((
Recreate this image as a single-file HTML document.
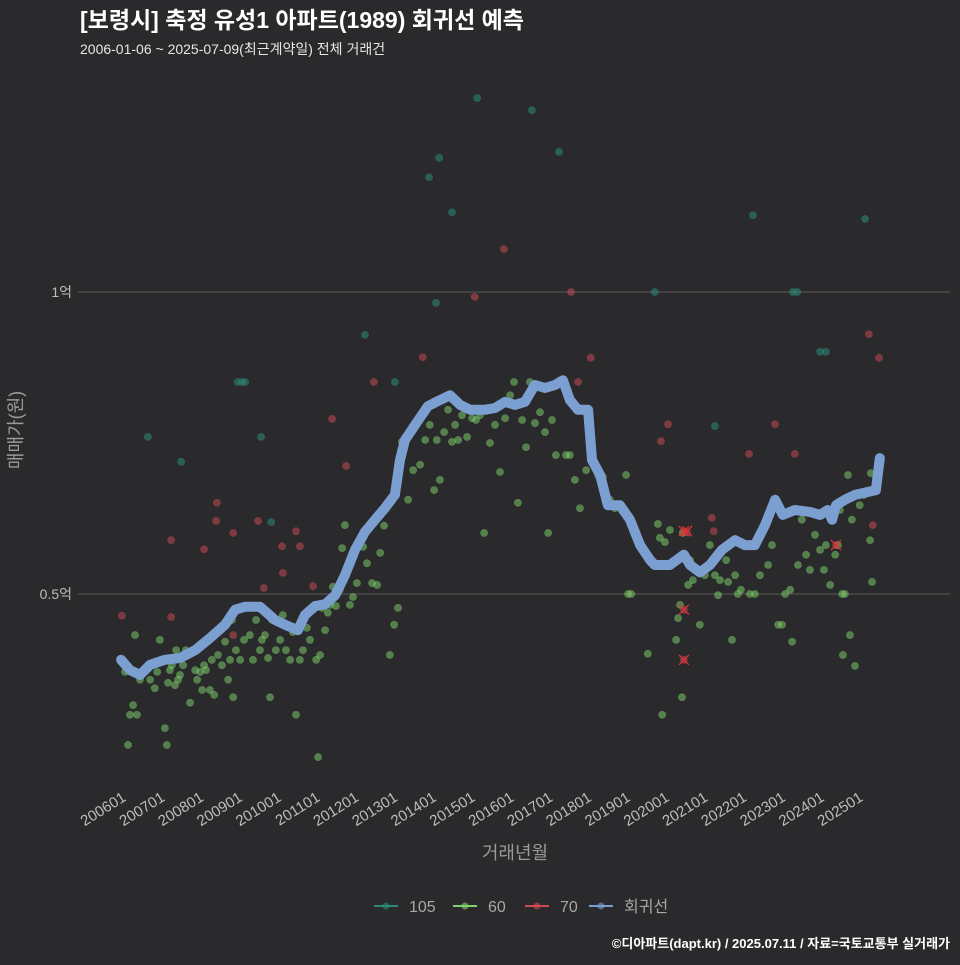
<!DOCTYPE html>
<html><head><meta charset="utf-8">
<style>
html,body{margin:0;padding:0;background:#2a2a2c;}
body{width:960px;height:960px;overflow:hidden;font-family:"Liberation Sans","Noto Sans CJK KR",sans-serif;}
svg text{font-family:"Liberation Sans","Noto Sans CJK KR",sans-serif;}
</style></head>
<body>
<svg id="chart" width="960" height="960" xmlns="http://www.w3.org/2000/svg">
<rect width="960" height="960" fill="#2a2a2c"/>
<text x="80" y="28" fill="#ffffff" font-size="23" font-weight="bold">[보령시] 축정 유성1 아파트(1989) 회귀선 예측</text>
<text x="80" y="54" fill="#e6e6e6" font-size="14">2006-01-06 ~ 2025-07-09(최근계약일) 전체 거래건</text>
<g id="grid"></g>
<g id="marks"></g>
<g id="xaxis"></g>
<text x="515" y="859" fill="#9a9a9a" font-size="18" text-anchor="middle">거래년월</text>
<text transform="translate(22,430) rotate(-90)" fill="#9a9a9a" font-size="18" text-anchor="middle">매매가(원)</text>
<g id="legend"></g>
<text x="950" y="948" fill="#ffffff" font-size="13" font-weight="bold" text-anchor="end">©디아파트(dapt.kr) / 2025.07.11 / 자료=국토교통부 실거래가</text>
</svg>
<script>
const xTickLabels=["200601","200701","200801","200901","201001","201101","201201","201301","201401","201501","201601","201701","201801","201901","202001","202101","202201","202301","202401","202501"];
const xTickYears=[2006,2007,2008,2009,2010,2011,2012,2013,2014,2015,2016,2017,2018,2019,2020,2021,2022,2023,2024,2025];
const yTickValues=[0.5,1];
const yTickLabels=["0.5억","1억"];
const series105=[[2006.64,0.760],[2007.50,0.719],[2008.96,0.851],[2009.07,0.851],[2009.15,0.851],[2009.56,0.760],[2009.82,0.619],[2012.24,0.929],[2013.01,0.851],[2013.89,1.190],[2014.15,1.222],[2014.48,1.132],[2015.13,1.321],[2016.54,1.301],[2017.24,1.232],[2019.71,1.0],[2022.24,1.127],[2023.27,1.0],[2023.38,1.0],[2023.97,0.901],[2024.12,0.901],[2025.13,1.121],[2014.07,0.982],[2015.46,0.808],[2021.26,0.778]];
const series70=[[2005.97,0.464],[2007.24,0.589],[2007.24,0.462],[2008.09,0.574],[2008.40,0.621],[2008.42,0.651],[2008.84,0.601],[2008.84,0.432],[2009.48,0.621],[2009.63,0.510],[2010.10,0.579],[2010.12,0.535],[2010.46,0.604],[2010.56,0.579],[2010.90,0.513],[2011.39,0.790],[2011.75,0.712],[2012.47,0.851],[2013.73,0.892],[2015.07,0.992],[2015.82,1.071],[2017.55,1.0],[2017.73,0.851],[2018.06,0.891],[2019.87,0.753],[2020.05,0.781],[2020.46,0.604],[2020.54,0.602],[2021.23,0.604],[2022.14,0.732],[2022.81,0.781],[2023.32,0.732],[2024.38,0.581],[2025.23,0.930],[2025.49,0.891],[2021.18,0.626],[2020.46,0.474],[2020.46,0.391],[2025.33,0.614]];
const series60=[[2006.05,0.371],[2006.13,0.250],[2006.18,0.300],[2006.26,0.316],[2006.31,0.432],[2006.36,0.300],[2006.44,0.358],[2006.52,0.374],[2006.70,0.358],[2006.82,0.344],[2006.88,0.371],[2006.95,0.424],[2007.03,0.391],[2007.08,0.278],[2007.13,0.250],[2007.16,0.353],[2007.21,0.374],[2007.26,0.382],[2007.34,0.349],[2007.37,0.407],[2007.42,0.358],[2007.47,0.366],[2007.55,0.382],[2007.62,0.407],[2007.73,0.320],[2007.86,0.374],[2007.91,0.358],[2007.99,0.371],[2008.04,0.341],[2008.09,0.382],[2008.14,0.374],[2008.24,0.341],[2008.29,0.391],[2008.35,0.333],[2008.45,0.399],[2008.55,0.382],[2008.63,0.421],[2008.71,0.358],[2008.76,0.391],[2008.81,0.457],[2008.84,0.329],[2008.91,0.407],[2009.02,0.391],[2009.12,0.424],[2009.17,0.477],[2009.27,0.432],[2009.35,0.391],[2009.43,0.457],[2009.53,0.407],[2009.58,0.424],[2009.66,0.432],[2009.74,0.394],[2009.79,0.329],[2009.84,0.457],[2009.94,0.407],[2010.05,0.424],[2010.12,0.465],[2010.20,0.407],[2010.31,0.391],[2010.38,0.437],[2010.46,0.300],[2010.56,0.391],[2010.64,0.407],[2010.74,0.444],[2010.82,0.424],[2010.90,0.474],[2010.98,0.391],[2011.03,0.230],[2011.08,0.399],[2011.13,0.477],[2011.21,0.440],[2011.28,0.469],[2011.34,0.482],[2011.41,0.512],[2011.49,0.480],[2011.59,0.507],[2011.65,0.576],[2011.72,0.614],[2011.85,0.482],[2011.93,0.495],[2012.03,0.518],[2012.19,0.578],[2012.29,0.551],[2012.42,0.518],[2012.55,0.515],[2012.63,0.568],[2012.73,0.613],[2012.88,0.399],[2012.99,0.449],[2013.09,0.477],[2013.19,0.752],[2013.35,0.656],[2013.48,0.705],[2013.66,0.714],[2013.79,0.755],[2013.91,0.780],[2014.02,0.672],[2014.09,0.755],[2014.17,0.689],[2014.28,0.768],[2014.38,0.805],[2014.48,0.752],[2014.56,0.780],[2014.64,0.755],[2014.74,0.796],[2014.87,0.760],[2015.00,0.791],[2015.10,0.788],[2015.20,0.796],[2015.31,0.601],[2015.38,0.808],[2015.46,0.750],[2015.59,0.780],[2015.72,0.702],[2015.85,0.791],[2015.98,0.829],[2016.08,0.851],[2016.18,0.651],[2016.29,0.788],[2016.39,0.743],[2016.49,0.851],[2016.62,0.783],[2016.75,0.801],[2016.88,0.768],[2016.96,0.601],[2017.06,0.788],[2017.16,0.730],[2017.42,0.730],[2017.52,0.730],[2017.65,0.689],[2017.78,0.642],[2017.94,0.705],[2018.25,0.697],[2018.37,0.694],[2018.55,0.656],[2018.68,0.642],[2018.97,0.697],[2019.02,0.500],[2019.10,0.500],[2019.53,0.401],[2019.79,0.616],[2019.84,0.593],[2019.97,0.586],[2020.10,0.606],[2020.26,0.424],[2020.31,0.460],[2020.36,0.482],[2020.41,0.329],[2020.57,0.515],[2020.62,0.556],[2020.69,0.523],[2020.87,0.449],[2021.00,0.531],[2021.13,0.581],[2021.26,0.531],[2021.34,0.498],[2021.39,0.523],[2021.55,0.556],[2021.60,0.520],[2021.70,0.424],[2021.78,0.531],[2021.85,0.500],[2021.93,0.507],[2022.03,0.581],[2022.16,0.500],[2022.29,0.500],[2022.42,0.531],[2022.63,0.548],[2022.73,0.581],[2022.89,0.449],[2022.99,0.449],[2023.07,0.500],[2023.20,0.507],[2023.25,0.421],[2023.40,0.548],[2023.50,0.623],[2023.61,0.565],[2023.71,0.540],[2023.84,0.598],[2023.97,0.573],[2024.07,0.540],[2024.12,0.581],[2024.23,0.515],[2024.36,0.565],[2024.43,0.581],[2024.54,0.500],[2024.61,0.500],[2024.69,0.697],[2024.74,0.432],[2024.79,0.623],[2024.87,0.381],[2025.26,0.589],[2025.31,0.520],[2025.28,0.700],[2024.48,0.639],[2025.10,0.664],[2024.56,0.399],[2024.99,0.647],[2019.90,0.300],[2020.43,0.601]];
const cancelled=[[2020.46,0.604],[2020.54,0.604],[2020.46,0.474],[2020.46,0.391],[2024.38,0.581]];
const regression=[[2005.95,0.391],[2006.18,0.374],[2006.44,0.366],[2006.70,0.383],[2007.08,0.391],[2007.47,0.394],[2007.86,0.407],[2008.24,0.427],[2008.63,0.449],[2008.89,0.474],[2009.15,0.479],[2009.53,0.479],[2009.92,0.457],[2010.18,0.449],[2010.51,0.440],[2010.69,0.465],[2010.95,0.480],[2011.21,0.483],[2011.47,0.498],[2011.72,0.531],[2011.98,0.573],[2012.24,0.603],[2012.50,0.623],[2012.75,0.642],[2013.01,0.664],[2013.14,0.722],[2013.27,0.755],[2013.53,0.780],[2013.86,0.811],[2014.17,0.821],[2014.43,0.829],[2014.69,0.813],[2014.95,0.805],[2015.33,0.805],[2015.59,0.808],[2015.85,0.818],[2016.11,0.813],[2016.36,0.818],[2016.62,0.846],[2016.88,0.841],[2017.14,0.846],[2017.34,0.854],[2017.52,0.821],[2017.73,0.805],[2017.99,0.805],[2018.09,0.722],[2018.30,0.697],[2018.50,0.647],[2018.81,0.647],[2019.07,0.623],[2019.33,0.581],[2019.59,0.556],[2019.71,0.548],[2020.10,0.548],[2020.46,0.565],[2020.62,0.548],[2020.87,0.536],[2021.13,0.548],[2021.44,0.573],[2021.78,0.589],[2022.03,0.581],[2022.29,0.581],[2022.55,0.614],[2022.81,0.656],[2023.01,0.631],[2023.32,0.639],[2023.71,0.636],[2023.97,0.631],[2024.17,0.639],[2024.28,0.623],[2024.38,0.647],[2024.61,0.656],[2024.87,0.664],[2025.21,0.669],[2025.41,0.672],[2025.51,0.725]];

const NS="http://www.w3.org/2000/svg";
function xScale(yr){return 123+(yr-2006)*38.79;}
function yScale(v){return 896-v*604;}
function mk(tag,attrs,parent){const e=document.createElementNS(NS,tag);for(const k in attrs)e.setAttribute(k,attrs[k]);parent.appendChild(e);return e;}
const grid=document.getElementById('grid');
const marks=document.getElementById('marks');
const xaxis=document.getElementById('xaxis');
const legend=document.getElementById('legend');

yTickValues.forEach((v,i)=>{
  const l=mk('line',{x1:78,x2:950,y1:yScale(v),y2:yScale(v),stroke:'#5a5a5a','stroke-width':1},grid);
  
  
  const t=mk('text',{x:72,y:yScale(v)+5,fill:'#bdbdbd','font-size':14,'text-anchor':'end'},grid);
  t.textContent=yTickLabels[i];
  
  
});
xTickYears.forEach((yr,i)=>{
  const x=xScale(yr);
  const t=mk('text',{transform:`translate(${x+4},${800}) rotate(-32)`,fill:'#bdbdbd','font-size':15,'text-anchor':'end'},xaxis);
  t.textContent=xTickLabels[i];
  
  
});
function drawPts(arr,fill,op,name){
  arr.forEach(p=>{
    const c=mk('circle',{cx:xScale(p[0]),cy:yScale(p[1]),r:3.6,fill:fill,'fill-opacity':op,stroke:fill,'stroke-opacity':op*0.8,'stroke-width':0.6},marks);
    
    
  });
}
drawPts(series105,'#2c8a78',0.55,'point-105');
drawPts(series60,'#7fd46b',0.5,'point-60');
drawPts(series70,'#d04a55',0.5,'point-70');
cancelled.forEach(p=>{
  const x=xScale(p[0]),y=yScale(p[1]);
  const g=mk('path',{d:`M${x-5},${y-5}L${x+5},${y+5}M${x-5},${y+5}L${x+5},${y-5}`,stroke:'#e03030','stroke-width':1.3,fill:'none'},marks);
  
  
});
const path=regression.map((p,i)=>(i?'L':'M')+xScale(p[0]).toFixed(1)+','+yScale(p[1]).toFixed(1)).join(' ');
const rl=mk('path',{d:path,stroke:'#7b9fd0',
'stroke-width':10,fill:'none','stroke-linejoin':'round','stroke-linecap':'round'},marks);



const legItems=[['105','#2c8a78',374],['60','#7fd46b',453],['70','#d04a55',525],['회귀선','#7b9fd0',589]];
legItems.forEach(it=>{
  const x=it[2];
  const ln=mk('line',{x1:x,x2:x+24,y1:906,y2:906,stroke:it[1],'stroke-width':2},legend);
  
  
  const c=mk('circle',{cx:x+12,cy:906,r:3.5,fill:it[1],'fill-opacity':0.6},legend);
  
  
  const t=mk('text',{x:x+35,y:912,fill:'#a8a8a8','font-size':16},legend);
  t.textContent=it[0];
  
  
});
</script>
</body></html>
))
Goal of the exercise — Find "document". Copy every line it occurs in.

Answer —
Recreate this image as a single-file HTML document.
function mk(tag,attrs,parent){const e=document.createElementNS(NS,tag);for(const k in attrs)e.setAttribute(k,attrs[k]);parent.appendChild(e);return e;}
const grid=document.getElementById('grid');
const marks=document.getElementById('marks');
const xaxis=document.getElementById('xaxis');
const legend=document.getElementById('legend');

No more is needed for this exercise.